Every orchardist that visits my place at Amiens is invited to see for himself, what I have found out, with the aid of Lindley, concerning the location of apple trees. I have 30 Granny Smith trees at the top end of my orchard, on the ridge. I have 80 Granny Smiths at the bottom end of my orchard. The 110 trees arrived in one parcel. The 30 trees standing in deep well drained soil are doing very well and have given me from two to three bushels each this last season. Of the 80 trees which were planted at the bottom of the orchard, in what appeared to be very good soil, [there was a drought on in 1919] grew very well while the dry conditions lasted; but when the wet season came two years later, they stopped growing and about half of them have either died out altogether or are in a very bad way. The other half, being at the side which is slightly higher, are still surviving but are stunted, because of the unhealthy condition of the roots, which has been so misleadingly named “Crown Gall and Hairy Root”.

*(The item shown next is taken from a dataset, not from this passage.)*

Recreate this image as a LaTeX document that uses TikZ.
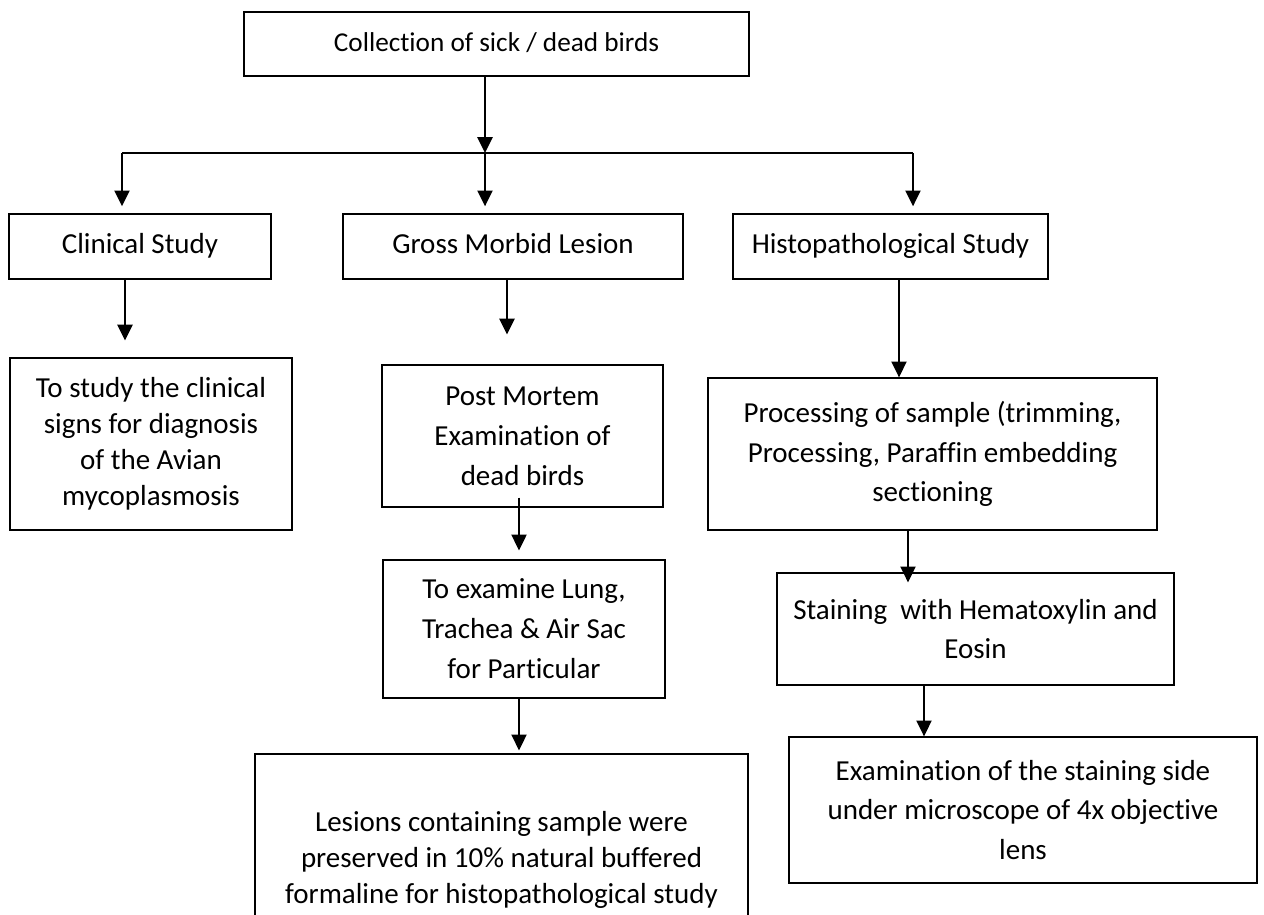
\documentclass[tikz,border=0pt]{standalone}
\usepackage{fontspec}
\setmainfont{Carlito}[Ligatures=NoCommon]
\usetikzlibrary{arrows.meta}

\begin{document}
\begin{tikzpicture}[
    x=0.02cm, y=-0.02cm,
    box/.style={draw=black, line width=0.75pt, inner sep=0pt, align=center,
      font=\fontsize{16.5}{22.7}\selectfont},
    head/.style={text height=12.5pt, text depth=4pt},
    tight/.style={font=\fontsize{16.5}{20.4}\selectfont},
    link/.style={-{Triangle[length=9pt,width=8.6pt]}, line width=1.1pt},
    bus/.style={line width=1.1pt}
  ]
    \useasboundingbox (0,0) rectangle (1264,915);

    % top level
    \node[box, head, font=\fontsize{15.5}{20}\selectfont, minimum width=10.1cm, minimum height=1.28cm] (collect) at (496.5,44)
      {Collection of sick / dead birds};

    % three branches
    \node[box, head, minimum width=5.24cm, minimum height=1.3cm] (clinical) at (140,246.5)
      {Clinical Study};
    \node[box, head, minimum width=6.8cm, minimum height=1.3cm] (gross) at (513,246.5)
      {Gross Morbid Lesion};
    \node[box, head, minimum width=6.3cm, minimum height=1.3cm] (histo) at (890.5,246.5)
      {Histopathological Study};

    % clinical column
    \node[box, tight, minimum width=5.64cm, minimum height=3.44cm] (signs) at (151,444)
      {To study the clinical\\ signs for diagnosis\\ of the Avian\\ mycoplasmosis};

    % gross lesion column
    \node[box, minimum width=5.62cm, minimum height=2.84cm] (postmortem) at (522.5,436)
      {Post Mortem\\ Examination of\\ dead birds};
    \node[box, minimum width=5.64cm, minimum height=2.76cm] (examine) at (524,629)
      {To examine Lung,\\ Trachea \& Air Sac\\ for Particular};
    \node[box, tight, minimum width=9.86cm, minimum height=4.24cm] (lesions) at (501.5,860)
      {Lesions containing sample were\\ preserved in 10\% natural buffered\\ formaline for histopathological study};

    % histopathology column
    \node[box, minimum width=8.98cm, minimum height=3.04cm] (processing) at (932.5,454)
      {Processing of sample (trimming,\\ Processing, Paraffin embedding\\ sectioning};
    \node[box, minimum width=7.94cm, minimum height=2.24cm] (staining) at (975.5,629)
      {Staining\ \ with Hematoxylin and\\ Eosin};
    \node[box, minimum width=9.36cm, minimum height=2.92cm] (exam) at (1023,810)
      {Examination of the staining side\\ under microscope of 4x objective\\ lens};

    % arrow columns
    \coordinate (hub) at (485,153);
    \coordinate (left) at (122,153);
    \coordinate (right) at (913,153);
    \coordinate (colA) at (125,0);
    \coordinate (colB) at (507,0);
    \coordinate (colC) at (519,0);
    \coordinate (colD) at (899,0);
    \coordinate (colE) at (908,0);
    \coordinate (colF) at (924,0);

    \draw[link] (collect.south -| hub) -- (hub);
    \draw[bus] (left) -- (right);
    \draw[link, shorten >=4pt] (left) -- (left |- clinical.north);
    \draw[link, shorten >=4pt] (hub) -- (hub |- gross.north);
    \draw[link, shorten >=4pt] (right) -- (right |- histo.north);

    \draw[link, shorten >=9.6pt] (clinical.south -| colA) -- (signs.north -| colA);
    \draw[link, shorten >=17pt] (gross.south -| colB) -- (postmortem.north -| colB);
    \draw[link, shorten <=-5.7pt, shorten >=5.1pt] (postmortem.south -| colC) -- (examine.north -| colC);
    \draw[link, shorten >=1.7pt] (examine.south -| colC) -- (lesions.north -| colC);
    \draw[link] (histo.south -| colD) -- (processing.north -| colD);
    \draw[link, shorten >=-5.7pt] (processing.south -| colE) -- (staining.north -| colE);
    \draw[link] (staining.south -| colF) -- (exam.north -| colF);
\end{tikzpicture}
\end{document}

One does not find the good fruit growing land in rectangular formation and there is hardly an orchard planted since 1918 that is all good fruit growing land. There is one way to convert second rate land into good orchard land and that is by breaking up the hard-pan and sub-soil generally, with the use of black powder. Of coarse, artificial drainage must necessarily follow the opening up of the sub-soil, so that the rain can soak straight down where it falls and so deposit the chemicals obtained from the air, without which no soil can be sweet. As the rain drains away, leaving the soil with just sufficient moisture, the warm air follows down into the sub-soil and thus provides that “bottom heat” so very necessary for the perfect development of an adequate root system. I will explain the “principal of bottom heat” another time. It is the “absence of bottom heat” that is the cause of unhealthy condition of the roots, known locally as “Crown Gall and Hairy Root”.